9.1 The semopy package

9.1 The semopy package#

The semopy (Structural Equation Models Optimization in Python) package is an excellent tool for Structural Equation Modeling (SEM) and offers a wide range of intuitive modeling options. With Semopy, you can easily define and estimate complex relationships between observed and latent variables, making it ideal for SEM tasks.

The basic workflow looks like this:

  1. Define the model: First, you have to define the model using a string-based syntax that specifies the relationships between variables. This can include both observed (measured) variables and latent (unobserved) variables.

  2. Fit the model: Once the model is defined, you can fit it to the data to estimate the parameters based on the observed data.

  3. Evaluate the model: After fitting the model, you can evaluate its fit using various statistical indices such as the Chi-Square test to assess how well the model explains the data.

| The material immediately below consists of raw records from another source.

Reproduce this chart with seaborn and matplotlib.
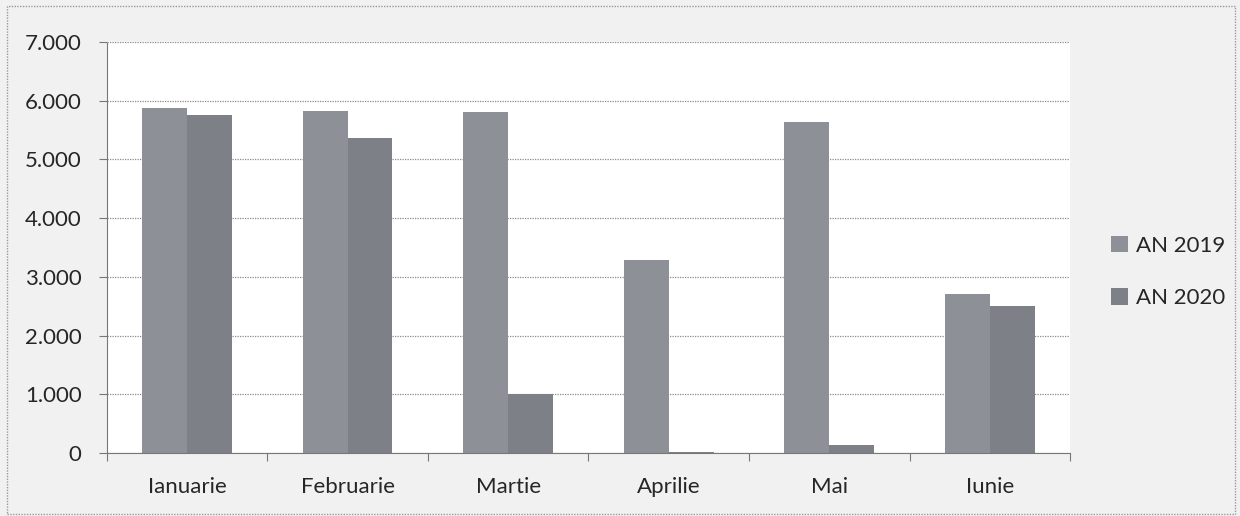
import matplotlib
matplotlib.use("Agg")
import matplotlib.pyplot as plt
import seaborn as sns
import pandas as pd
from matplotlib.ticker import FuncFormatter
from matplotlib.patches import Rectangle

# date
luni = ["Ianuarie", "Februarie", "Martie", "Aprilie", "Mai", "Iunie"]
an_2019 = [5880, 5820, 5810, 3290, 5630, 2710]
an_2020 = [5760, 5370, 1000, 10, 140, 2510]
serii = ["AN 2019", "AN 2020"]

df = pd.DataFrame({
    "luna": luni * 2,
    "valoare": an_2019 + an_2020,
    "serie": [serii[0]] * len(luni) + [serii[1]] * len(luni),
})

sns.set_style("white")
plt.rcParams["font.family"] = ["Lato", "DejaVu Sans"]

fig = plt.figure(figsize=(12.4, 5.16), dpi=100, facecolor="#f1f1f1")
ax = fig.add_axes([0.086, 0.122, 0.777, 0.797])
ax.set_facecolor("white")

# chenarul graficului
fig.patches.append(Rectangle((0.006, 0.004), 0.99, 0.985, transform=fig.transFigure,
                             fill=False, edgecolor="#9a9a9a", linewidth=1.0,
                             linestyle=(0, (1, 1))))

sns.barplot(data=df, x="luna", y="valoare", hue="serie", ax=ax,
            palette=["#8d9096", "#7d8087"], width=0.56, saturation=1,
            edgecolor="none")

ax.set_ylim(0, 7000)
ax.set_xlim(-0.5, 5.5)
ax.set_yticks(range(0, 7001, 1000))
ax.yaxis.set_major_formatter(FuncFormatter(lambda v, p: f"{int(v):,}".replace(",", ".")))
ax.yaxis.grid(True, color="#8a8a8a", linestyle=(0, (1, 1)), linewidth=0.9)
ax.set_axisbelow(True)

# tick-uri intre categorii pe axa x
ax.set_xticks([i - 0.5 for i in range(len(luni) + 1)], minor=False)
ax.set_xticklabels([""] * (len(luni) + 1))
ax.set_xticks(range(len(luni)), minor=True)
ax.set_xticklabels(luni, minor=True)
ax.tick_params(axis="x", which="major", length=6, color="#777777", direction="out")
ax.tick_params(axis="x", which="minor", length=0, labelsize=16, pad=17)
ax.tick_params(axis="y", length=6, color="#777777", direction="out", labelsize=16, pad=12)
ax.tick_params(axis="x", bottom=True)
ax.tick_params(axis="y", left=True)

for s in ["top", "right"]:
    ax.spines[s].set_visible(False)
ax.spines["left"].set_color("#777777")
ax.spines["bottom"].set_color("#777777")
ax.spines["left"].set_linestyle((0, (1, 1)))
ax.spines["bottom"].set_linestyle((0, (1, 1)))

ax.set_xlabel("")
ax.set_ylabel("")

leg = ax.legend(loc="center left", bbox_to_anchor=(1.022, 0.44), frameon=False,
                fontsize=16, handlelength=0.75, handleheight=0.75,
                handletextpad=0.35, labelspacing=1.45)

fig.savefig("out.png", dpi=100, facecolor=fig.get_facecolor())
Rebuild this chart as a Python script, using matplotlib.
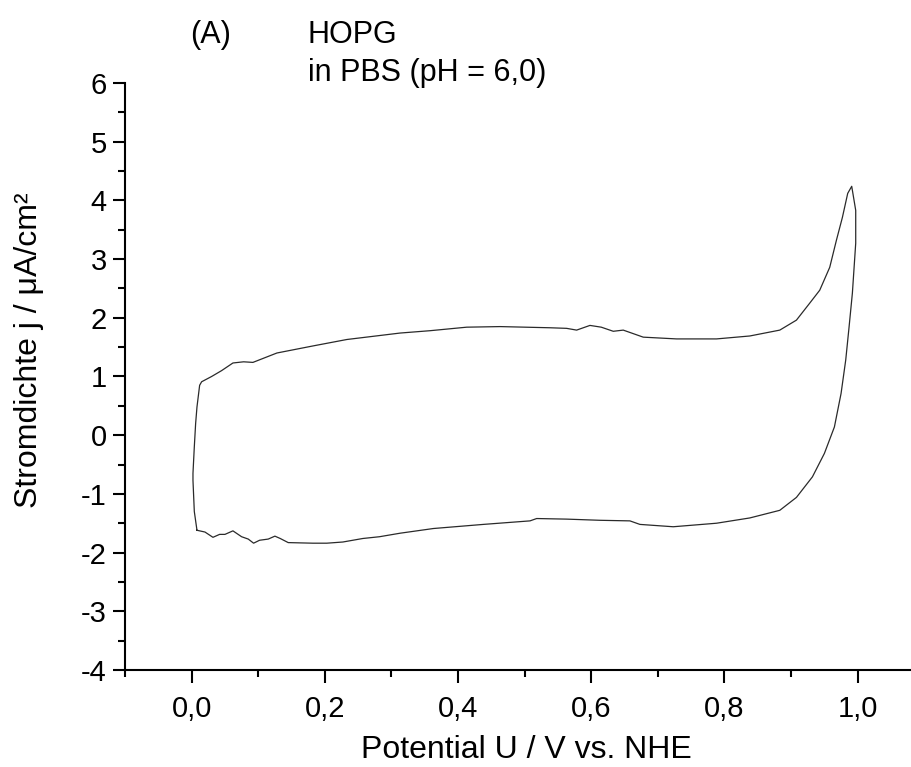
import matplotlib
matplotlib.use("Agg")
import matplotlib.pyplot as plt
from matplotlib.ticker import MultipleLocator, FuncFormatter

# cyclic voltammogram (potential V vs NHE, current uA/cm2)
potential = [
    0.008, 0.004, 0.002, 0.002, 0.004, 0.006, 0.008, 0.012, 0.015,
    0.030, 0.045, 0.062, 0.078, 0.092, 0.110, 0.128, 0.155, 0.182, 0.233,
    0.313, 0.358, 0.413, 0.463, 0.538, 0.563, 0.578, 0.598, 0.615, 0.633,
    0.648, 0.678, 0.728, 0.788, 0.838, 0.883, 0.908, 0.928, 0.943, 0.958,
    0.968, 0.977, 0.985, 0.991, 0.997, 0.997, 0.992, 0.987, 0.982, 0.975,
    0.965, 0.950, 0.932, 0.908, 0.883, 0.838, 0.788, 0.723, 0.673, 0.658,
    0.613, 0.563, 0.518, 0.508, 0.438, 0.363, 0.313, 0.282, 0.257, 0.242,
    0.227, 0.203, 0.182, 0.145, 0.133, 0.125, 0.115, 0.102, 0.093, 0.085,
    0.075, 0.062, 0.050, 0.042, 0.032, 0.020, 0.008,
]
current = [
    -1.62, -1.30, -0.77, -0.65, -0.20, 0.20, 0.48, 0.85, 0.91,
    1.00, 1.10, 1.23, 1.25, 1.24, 1.32, 1.40, 1.46, 1.52, 1.63,
    1.74, 1.78, 1.84, 1.85, 1.83, 1.82, 1.79, 1.87, 1.84, 1.77,
    1.79, 1.67, 1.64, 1.64, 1.69, 1.79, 1.96, 2.25, 2.47, 2.86,
    3.32, 3.71, 4.12, 4.24, 3.83, 3.27, 2.42, 1.84, 1.28, 0.71,
    0.14, -0.31, -0.71, -1.06, -1.28, -1.41, -1.50, -1.56, -1.52, -1.46,
    -1.45, -1.43, -1.42, -1.46, -1.52, -1.59, -1.67, -1.73, -1.76, -1.79,
    -1.82, -1.84, -1.84, -1.83, -1.76, -1.72, -1.77, -1.79, -1.84, -1.77,
    -1.73, -1.63, -1.69, -1.69, -1.74, -1.65, -1.62,
]

plt.rcParams["font.family"] = ["Liberation Sans", "DejaVu Sans"]
FS = 21

fig = plt.figure(figsize=(9.12, 7.67), dpi=100)
ax = fig.add_axes([0.1371, 0.1265, 0.8618, 0.7653])

ax.plot(potential, current, color="#2a2a2a", lw=0.9)

ax.set_xlim(-0.1, 1.08)
ax.set_ylim(-4, 6)
ax.xaxis.set_major_locator(MultipleLocator(0.2))
ax.xaxis.set_minor_locator(MultipleLocator(0.1))
ax.yaxis.set_major_locator(MultipleLocator(1))
ax.yaxis.set_minor_locator(MultipleLocator(0.5))
ax.xaxis.set_major_formatter(FuncFormatter(lambda v, _: f"{v:.1f}".replace(".", ",").replace("-0,0", "0,0")))
ax.yaxis.set_major_formatter(FuncFormatter(lambda v, _: f"{v:.0f}"))

for s in ("top", "right"):
    ax.spines[s].set_visible(False)
for s in ("left", "bottom"):
    ax.spines[s].set_linewidth(1.5)

ax.tick_params(which="both", direction="out", width=1.5, labelsize=FS)
ax.tick_params(axis="x", which="major", length=9, pad=9)
ax.tick_params(axis="x", which="minor", length=5)
ax.tick_params(axis="y", which="major", length=9, pad=4)
ax.tick_params(axis="y", which="minor", length=5)

ax.set_xlabel("Potential U / V vs. NHE", fontsize=23)
ax.set_ylabel("Stromdichte j / \u03bcA/cm\u00b2", fontsize=23)
ax.xaxis.set_label_coords(0.51, -0.111)
ax.yaxis.set_label_coords(-0.103, 0.545)

fig.text(190 / 912, 1 - 43 / 767, "(A)", fontsize=22, va="baseline")
fig.text(308 / 912, 1 - 43 / 767, "HOPG", fontsize=22, va="baseline")
fig.text(308 / 912, 1 - 81 / 767, "in PBS (pH = 6,0)", fontsize=22, va="baseline")

fig.savefig("out.png", dpi=100)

  4. Plot the model e.g. trough graphviz (optional)

The semopy syntax#

The syntax is designed to be intuitive and aligns with common statistical modeling notations which you would also encounter in e.g. the statsmodels package or the R programming language.

Regression#

Regression equations can be specified similar to how you already learned in the previous sessions in e.g. statsmodels: Y ~ x1 + x2 + x3:

  • The ~ operator indicates that \(Y\) is being regressed onto \(x_1\)​, \(x_2\)​, and \(x_3\)​.

  • The + operator is used to combine multiple predictors in the model.

Variance and covariance#

The ~~ syntax is used for both covariance between two variables and variance of a single variable:

  • For covariance, x1 ~~ x2 indicates that \(x_1\)​ and \(x_2\)​ are allowed to covary.

  • For variance, x1 ~~ x1 indicates the variance of x1​.